The thing is, yes, I have a little extra insulation, but here in Paraguay, being told that you’re fat isn’t entirely a bad thing. In the campo, where there’s not a lot of work beyond trying to feed your family and grow a little extra to sell on the side, being fat is a sign that you’re happy, you have food, you have a life where you can eat more. However, my American brain still has a negative stigma attached to the word, and when my brother-in-law, Mario, who is either the happiest of all or pregnant with triplets, tells me I’m fat, I grin and bear it. Some of the other volunteers, who are much more fit than I am, have even been called fat a few times. Fat = Healthy. Skinny = Sickly. My host mom actually thought I was sick when I lost a little weight from my regular jogs through the campo and promptly tried shoving chipa down my throat to get me back to my original fatty self.

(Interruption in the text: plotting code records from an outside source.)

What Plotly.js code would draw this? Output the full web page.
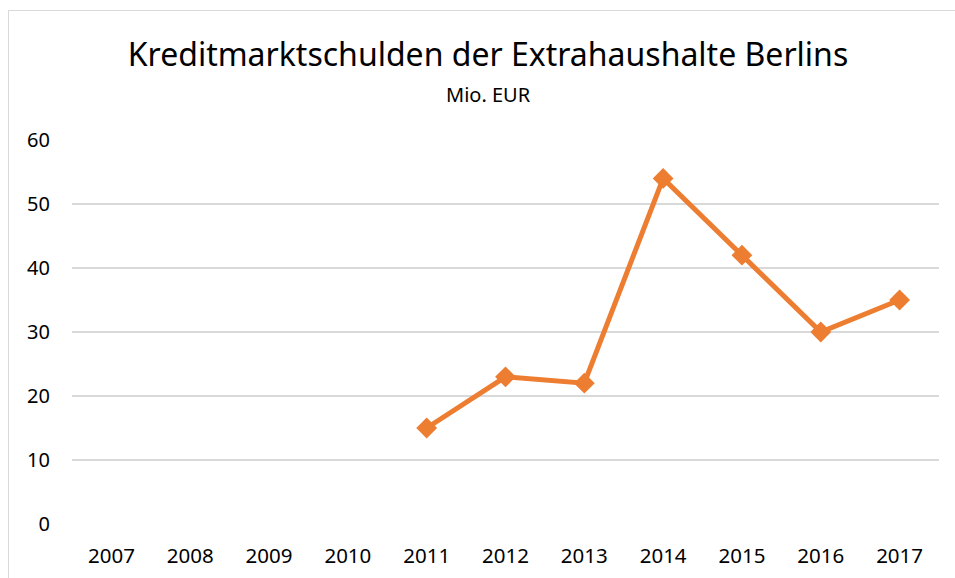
<!DOCTYPE html>
<html>
<head>
<meta charset="utf-8">
<script src="https://cdn.plot.ly/plotly-3.0.1.min.js"></script>
<style>
html,body{margin:0;padding:0;background:#fff;overflow:hidden;}
#frame{position:absolute;left:8px;top:10px;width:970px;height:600px;border:1.5px solid #d9d9d9;box-sizing:border-box;}
#chart{position:absolute;left:0;top:0;width:955px;height:578px;}
</style>
</head>
<body>
<div id="frame"></div>
<div id="chart"></div>
<script>
const years = ["2007","2008","2009","2010","2011","2012","2013","2014","2015","2016","2017"];
const debt = [null,null,null,null,15,23,22,54,42,30,35];
const yTicks = [0,10,20,30,40,50,60];

const trace = {
  x: years, y: debt, type: 'scatter', mode: 'lines+markers',
  line: {color: '#ED7D31', width: 5},
  marker: {symbol: 'diamond', size: 16, color: '#ED7D31'},
  connectgaps: false, hoverinfo: 'x+y'
};

const layout = {
  width: 955, height: 578,
  paper_bgcolor: 'rgba(0,0,0,0)', plot_bgcolor: 'rgba(0,0,0,0)',
  margin: {l: 72, r: 16, t: 139.6, b: 53.7},
  showlegend: false,
  font: {family: 'Noto Sans, sans-serif', color: '#000'},
  title: {text: 'Kreditmarktschulden der Extrahaushalte Berlins', x: 488/955, xanchor: 'center', xref: 'container',
          y: 1 - 55/578, yanchor: 'middle', yref: 'container',
          font: {size: 32, family: 'Noto Sans, sans-serif', color: '#000'}},
  annotations: [{text: 'Mio. EUR', xref: 'paper', yref: 'paper', x: (488-72)/867, y: 1 + (139.6-94)/384.7,
    xanchor: 'center', yanchor: 'middle', showarrow: false, font: {size: 20, color: '#000'}}],
  xaxis: {type: 'category', range: [-0.5, 10.5], showgrid: false, zeroline: false, showline: false,
          ticks: '', tickfont: {size: 20.5}, ticklabelstandoff: 17, fixedrange: true},
  yaxis: {range: [0, 60], tickvals: yTicks, ticktext: yTicks.map(String), showgrid: true, gridcolor: '#d9d9d9', gridwidth: 1.5,
          zeroline: false, showline: false, ticks: '', tickfont: {size: 20}, ticklabelstandoff: 21, fixedrange: true}
};

Plotly.newPlot('chart', [trace], layout, {displayModeBar: false, staticPlot: true});
</script>
</body>
</html>
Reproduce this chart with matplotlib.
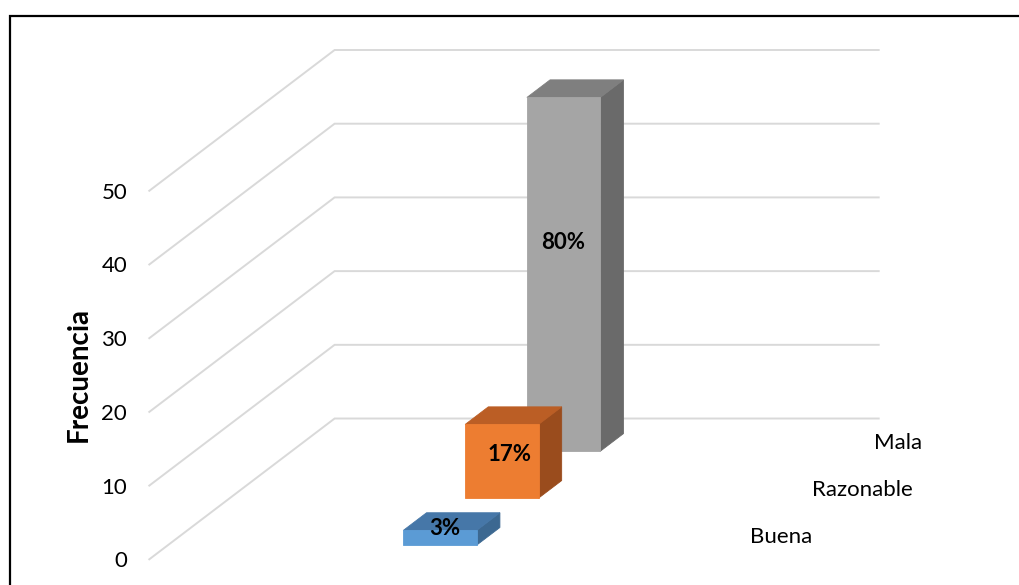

At first, I took it as offense. In America, you do not greet someone by commenting on their body or appearance, but here, it’s standard. Not only have I been told I’m fat, but also that I’m blonde (not really), how nice my white skin is (thanks, I polish it daily), how tall I am (most Paraguayans just can’t make it past 5’6″), and how big my feet are (I can’t find my size here in Paraguay, yet I’m only a standard 11 in the U.S.). I’M A FREAK. A FATTY FREAK. And I’m informed of it daily. But now I know that no one actually means it as an offense. It is a way of telling me that I look happy. That I must love Paraguayan cooking. So I tell them I do (bold faced lies), and that my mom has the best cooking in Paraguay (the lie of the century) and they love it. They understand. Heterei la tembi’u paraguaio.
So here I am. The fatty of Óga Ita and proud of it. All I can do is keep going running and hope that my mom doesn’t think I’m dying, or else I’ll get a big mouthful of chipa guazu and a strange herbal concoction brought to my door.